§ **SET PROBLEM**:
Look through the material and copy each line holding "with".

§ **DATA SHOWN**:
● ● ● ●

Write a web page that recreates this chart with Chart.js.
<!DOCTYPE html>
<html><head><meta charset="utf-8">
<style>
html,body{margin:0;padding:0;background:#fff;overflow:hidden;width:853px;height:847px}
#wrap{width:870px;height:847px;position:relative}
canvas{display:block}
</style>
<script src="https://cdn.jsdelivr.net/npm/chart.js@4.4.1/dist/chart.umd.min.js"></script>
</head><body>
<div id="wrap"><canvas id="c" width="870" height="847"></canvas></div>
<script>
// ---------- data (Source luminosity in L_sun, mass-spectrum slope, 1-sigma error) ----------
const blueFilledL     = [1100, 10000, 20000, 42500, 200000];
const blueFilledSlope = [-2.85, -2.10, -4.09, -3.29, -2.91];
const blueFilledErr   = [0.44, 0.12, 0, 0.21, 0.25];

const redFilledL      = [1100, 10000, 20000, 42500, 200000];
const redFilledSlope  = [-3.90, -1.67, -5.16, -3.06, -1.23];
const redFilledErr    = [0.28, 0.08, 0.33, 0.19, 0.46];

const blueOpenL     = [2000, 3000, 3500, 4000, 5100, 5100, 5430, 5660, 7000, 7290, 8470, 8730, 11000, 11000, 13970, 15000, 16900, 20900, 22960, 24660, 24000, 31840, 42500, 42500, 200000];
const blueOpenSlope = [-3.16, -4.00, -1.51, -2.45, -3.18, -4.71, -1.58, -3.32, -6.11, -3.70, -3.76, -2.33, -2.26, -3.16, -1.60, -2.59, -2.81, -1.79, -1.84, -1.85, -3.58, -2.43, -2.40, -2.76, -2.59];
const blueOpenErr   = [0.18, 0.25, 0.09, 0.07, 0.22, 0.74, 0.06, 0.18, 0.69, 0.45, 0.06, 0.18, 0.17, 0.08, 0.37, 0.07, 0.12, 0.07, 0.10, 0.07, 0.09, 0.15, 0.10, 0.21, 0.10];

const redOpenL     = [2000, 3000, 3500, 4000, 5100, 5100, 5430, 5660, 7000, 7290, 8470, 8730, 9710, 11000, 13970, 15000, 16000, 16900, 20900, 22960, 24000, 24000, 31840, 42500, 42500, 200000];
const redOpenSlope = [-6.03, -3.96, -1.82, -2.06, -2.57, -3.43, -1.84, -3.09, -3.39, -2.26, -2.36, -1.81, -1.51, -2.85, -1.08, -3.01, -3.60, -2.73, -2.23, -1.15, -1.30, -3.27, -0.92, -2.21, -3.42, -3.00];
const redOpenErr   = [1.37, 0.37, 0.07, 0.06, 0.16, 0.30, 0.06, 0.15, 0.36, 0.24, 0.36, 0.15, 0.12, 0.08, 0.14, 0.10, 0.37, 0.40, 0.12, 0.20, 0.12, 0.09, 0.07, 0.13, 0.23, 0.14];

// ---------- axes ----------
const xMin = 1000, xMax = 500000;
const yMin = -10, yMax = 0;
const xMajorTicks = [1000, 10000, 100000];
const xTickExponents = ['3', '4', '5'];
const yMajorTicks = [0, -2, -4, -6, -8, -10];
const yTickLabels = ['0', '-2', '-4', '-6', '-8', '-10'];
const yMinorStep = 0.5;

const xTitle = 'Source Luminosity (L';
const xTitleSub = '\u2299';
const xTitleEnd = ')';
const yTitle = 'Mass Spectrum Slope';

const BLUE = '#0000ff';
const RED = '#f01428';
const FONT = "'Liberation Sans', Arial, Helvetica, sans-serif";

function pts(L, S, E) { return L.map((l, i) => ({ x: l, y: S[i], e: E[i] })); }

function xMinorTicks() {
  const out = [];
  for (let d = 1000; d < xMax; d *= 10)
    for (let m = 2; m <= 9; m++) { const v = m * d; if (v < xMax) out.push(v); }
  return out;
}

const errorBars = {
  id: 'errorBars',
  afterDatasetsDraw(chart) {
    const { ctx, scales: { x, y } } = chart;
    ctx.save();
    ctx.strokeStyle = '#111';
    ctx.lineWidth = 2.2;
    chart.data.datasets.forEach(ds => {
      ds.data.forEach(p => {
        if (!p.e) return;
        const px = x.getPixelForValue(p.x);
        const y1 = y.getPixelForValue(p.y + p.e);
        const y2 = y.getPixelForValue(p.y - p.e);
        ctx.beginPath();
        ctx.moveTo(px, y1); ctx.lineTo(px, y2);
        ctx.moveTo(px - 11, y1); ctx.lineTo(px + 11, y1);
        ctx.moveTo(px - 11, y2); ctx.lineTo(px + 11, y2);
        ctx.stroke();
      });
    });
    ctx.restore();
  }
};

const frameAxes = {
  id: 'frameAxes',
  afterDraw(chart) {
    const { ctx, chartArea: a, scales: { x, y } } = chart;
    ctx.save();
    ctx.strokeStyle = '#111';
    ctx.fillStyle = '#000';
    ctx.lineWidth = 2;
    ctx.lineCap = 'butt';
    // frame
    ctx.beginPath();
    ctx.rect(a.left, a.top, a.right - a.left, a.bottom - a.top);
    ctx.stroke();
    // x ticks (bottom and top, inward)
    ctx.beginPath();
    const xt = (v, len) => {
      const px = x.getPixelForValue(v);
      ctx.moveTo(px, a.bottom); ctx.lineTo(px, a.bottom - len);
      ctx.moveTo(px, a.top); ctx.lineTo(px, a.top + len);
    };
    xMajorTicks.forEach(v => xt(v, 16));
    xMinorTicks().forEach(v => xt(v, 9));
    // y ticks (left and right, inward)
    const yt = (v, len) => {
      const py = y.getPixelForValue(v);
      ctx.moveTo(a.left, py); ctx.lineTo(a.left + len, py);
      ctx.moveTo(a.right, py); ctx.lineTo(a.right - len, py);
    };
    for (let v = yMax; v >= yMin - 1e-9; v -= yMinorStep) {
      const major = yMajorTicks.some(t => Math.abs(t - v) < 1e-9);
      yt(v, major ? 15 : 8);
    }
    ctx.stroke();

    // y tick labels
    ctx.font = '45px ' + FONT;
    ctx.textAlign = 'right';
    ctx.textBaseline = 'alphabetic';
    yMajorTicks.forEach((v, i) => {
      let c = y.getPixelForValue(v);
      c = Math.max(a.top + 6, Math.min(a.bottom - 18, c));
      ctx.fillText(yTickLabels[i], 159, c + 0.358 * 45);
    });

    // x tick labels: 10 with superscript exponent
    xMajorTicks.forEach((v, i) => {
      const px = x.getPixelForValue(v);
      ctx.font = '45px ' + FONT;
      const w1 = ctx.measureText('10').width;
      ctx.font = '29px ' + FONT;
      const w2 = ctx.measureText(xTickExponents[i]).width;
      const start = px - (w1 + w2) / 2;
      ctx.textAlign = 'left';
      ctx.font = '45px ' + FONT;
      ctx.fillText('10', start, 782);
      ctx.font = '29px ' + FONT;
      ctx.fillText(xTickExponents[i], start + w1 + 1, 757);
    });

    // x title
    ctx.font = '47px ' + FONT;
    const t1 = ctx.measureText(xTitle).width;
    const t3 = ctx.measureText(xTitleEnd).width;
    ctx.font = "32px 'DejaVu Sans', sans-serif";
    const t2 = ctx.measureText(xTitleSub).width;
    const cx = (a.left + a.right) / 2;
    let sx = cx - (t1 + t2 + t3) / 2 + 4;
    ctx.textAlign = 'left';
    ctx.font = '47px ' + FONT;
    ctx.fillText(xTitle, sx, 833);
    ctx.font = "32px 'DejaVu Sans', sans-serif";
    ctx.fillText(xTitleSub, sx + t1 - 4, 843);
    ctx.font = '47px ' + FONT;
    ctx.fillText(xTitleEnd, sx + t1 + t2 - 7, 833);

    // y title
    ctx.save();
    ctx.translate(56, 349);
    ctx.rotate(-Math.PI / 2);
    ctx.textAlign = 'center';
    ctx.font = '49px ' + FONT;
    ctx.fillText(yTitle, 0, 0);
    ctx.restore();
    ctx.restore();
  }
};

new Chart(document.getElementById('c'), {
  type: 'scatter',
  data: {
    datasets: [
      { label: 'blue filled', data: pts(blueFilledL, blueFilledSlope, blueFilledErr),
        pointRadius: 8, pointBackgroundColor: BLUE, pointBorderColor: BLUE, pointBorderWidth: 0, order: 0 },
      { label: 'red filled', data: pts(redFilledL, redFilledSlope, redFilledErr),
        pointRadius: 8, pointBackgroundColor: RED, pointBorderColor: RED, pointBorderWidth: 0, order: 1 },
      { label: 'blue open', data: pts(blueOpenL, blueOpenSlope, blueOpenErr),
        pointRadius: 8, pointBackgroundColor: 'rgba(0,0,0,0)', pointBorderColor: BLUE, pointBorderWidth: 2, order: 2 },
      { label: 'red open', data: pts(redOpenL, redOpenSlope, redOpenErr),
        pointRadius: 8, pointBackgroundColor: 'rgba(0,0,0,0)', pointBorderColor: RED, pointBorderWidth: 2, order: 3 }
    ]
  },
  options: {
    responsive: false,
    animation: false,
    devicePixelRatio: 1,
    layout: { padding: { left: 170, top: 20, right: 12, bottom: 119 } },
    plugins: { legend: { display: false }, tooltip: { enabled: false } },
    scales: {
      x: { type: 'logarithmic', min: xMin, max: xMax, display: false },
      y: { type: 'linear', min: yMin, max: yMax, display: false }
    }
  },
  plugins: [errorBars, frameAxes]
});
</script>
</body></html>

● ● ● ●

§ **EXERCISE RESPONSE**:
Write a web page that recreates this chart with Chart.js.
    // x tick labels: 10 with superscript exponent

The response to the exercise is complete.